• Supplied information:
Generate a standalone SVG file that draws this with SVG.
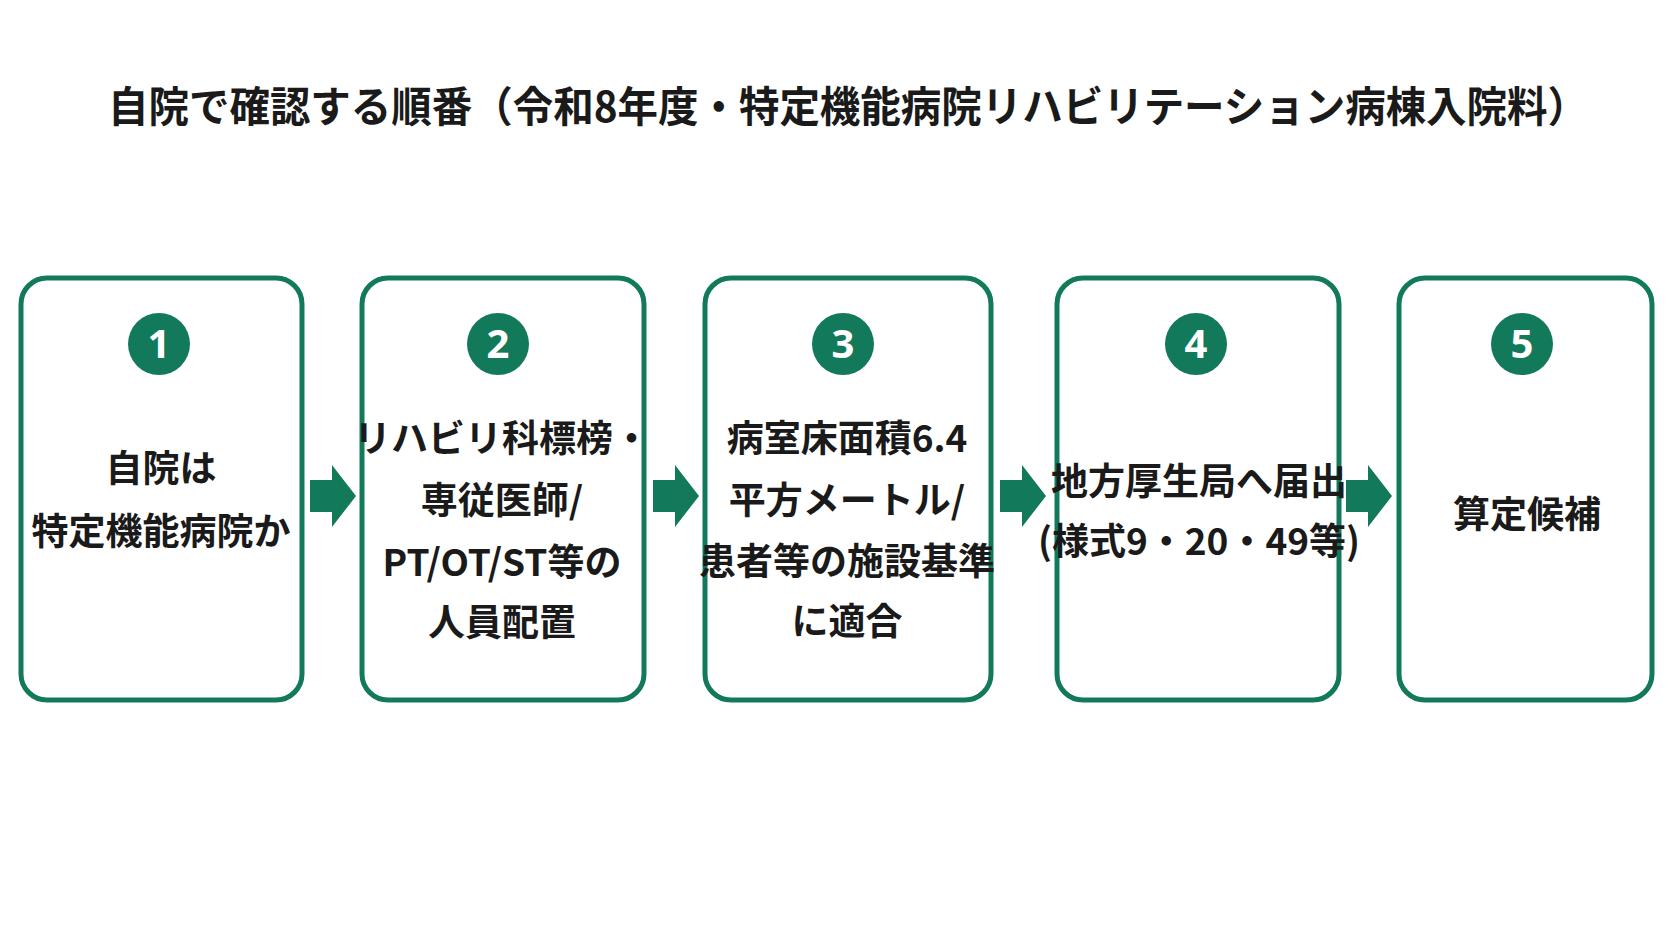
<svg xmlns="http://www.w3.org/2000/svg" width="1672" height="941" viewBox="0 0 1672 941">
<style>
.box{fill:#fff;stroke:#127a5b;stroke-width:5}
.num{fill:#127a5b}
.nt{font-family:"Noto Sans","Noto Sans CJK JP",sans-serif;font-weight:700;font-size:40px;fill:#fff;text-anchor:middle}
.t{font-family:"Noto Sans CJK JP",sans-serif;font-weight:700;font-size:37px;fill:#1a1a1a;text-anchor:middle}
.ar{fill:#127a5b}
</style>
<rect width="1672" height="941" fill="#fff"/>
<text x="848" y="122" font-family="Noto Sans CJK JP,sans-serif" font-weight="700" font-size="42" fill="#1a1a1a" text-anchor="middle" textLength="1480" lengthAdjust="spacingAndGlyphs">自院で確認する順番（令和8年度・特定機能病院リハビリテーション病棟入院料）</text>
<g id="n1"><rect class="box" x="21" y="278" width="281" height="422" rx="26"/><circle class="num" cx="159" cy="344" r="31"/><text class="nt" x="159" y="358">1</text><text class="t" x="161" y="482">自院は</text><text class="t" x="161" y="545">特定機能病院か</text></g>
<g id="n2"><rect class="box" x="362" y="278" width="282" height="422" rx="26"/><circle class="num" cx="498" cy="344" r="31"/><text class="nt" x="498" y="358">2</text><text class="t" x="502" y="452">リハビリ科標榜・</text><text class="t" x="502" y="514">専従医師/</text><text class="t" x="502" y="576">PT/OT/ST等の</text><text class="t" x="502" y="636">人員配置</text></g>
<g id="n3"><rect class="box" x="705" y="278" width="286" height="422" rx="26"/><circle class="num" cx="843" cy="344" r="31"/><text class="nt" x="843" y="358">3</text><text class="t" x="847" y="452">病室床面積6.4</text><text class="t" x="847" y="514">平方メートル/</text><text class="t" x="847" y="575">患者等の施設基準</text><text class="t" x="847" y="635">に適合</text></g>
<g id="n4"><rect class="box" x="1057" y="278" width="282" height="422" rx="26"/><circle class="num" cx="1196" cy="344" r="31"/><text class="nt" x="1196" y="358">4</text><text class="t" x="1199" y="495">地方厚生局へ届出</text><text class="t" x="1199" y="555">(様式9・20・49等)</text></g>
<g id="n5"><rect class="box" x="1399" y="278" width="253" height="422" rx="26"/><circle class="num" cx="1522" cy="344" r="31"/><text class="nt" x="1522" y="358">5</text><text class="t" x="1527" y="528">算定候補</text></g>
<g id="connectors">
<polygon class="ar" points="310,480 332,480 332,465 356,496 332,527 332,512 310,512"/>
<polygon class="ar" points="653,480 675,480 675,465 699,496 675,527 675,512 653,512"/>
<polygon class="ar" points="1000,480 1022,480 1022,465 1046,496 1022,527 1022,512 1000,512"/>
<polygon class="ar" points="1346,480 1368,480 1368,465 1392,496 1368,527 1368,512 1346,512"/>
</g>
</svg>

• Task directions: The data above needs to be retyped exactly, with the images left out.

• Task response:
Generate a standalone SVG file that draws this with SVG.
<svg xmlns="http://www.w3.org/2000/svg" width="1672" height="941" viewBox="0 0 1672 941">
<style>
.box{fill:#fff;stroke:#127a5b;stroke-width:5}
.num{fill:#127a5b}
.nt{font-family:"Noto Sans","Noto Sans CJK JP",sans-serif;font-weight:700;font-size:40px;fill:#fff;text-anchor:middle}
.t{font-family:"Noto Sans CJK JP",sans-serif;font-weight:700;font-size:37px;fill:#1a1a1a;text-anchor:middle}
.ar{fill:#127a5b}
</style>
<rect width="1672" height="941" fill="#fff"/>
<text x="848" y="122" font-family="Noto Sans CJK JP,sans-serif" font-weight="700" font-size="42" fill="#1a1a1a" text-anchor="middle" textLength="1480" lengthAdjust="spacingAndGlyphs">自院で確認する順番（令和8年度・特定機能病院リハビリテーション病棟入院料）</text>
<g id="n1"><rect class="box" x="21" y="278" width="281" height="422" rx="26"/><circle class="num" cx="159" cy="344" r="31"/><text class="nt" x="159" y="358">1</text><text class="t" x="161" y="482">自院は</text><text class="t" x="161" y="545">特定機能病院か</text></g>
<g id="n2"><rect class="box" x="362" y="278" width="282" height="422" rx="26"/><circle class="num" cx="498" cy="344" r="31"/><text class="nt" x="498" y="358">2</text><text class="t" x="502" y="452">リハビリ科標榜・</text><text class="t" x="502" y="514">専従医師/</text><text class="t" x="502" y="576">PT/OT/ST等の</text><text class="t" x="502" y="636">人員配置</text></g>
<g id="n3"><rect class="box" x="705" y="278" width="286" height="422" rx="26"/><circle class="num" cx="843" cy="344" r="31"/><text class="nt" x="843" y="358">3</text><text class="t" x="847" y="452">病室床面積6.4</text><text class="t" x="847" y="514">平方メートル/</text><text class="t" x="847" y="575">患者等の施設基準</text><text class="t" x="847" y="635">に適合</text></g>
<g id="n4"><rect class="box" x="1057" y="278" width="282" height="422" rx="26"/><circle class="num" cx="1196" cy="344" r="31"/><text class="nt" x="1196" y="358">4</text><text class="t" x="1199" y="495">地方厚生局へ届出</text><text class="t" x="1199" y="555">(様式9・20・49等)</text></g>
<g id="n5"><rect class="box" x="1399" y="278" width="253" height="422" rx="26"/><circle class="num" cx="1522" cy="344" r="31"/><text class="nt" x="1522" y="358">5</text><text class="t" x="1527" y="528">算定候補</text></g>
<g id="connectors">
<polygon class="ar" points="310,480 332,480 332,465 356,496 332,527 332,512 310,512"/>
<polygon class="ar" points="653,480 675,480 675,465 699,496 675,527 675,512 653,512"/>
<polygon class="ar" points="1000,480 1022,480 1022,465 1046,496 1022,527 1022,512 1000,512"/>
<polygon class="ar" points="1346,480 1368,480 1368,465 1392,496 1368,527 1368,512 1346,512"/>
</g>
</svg>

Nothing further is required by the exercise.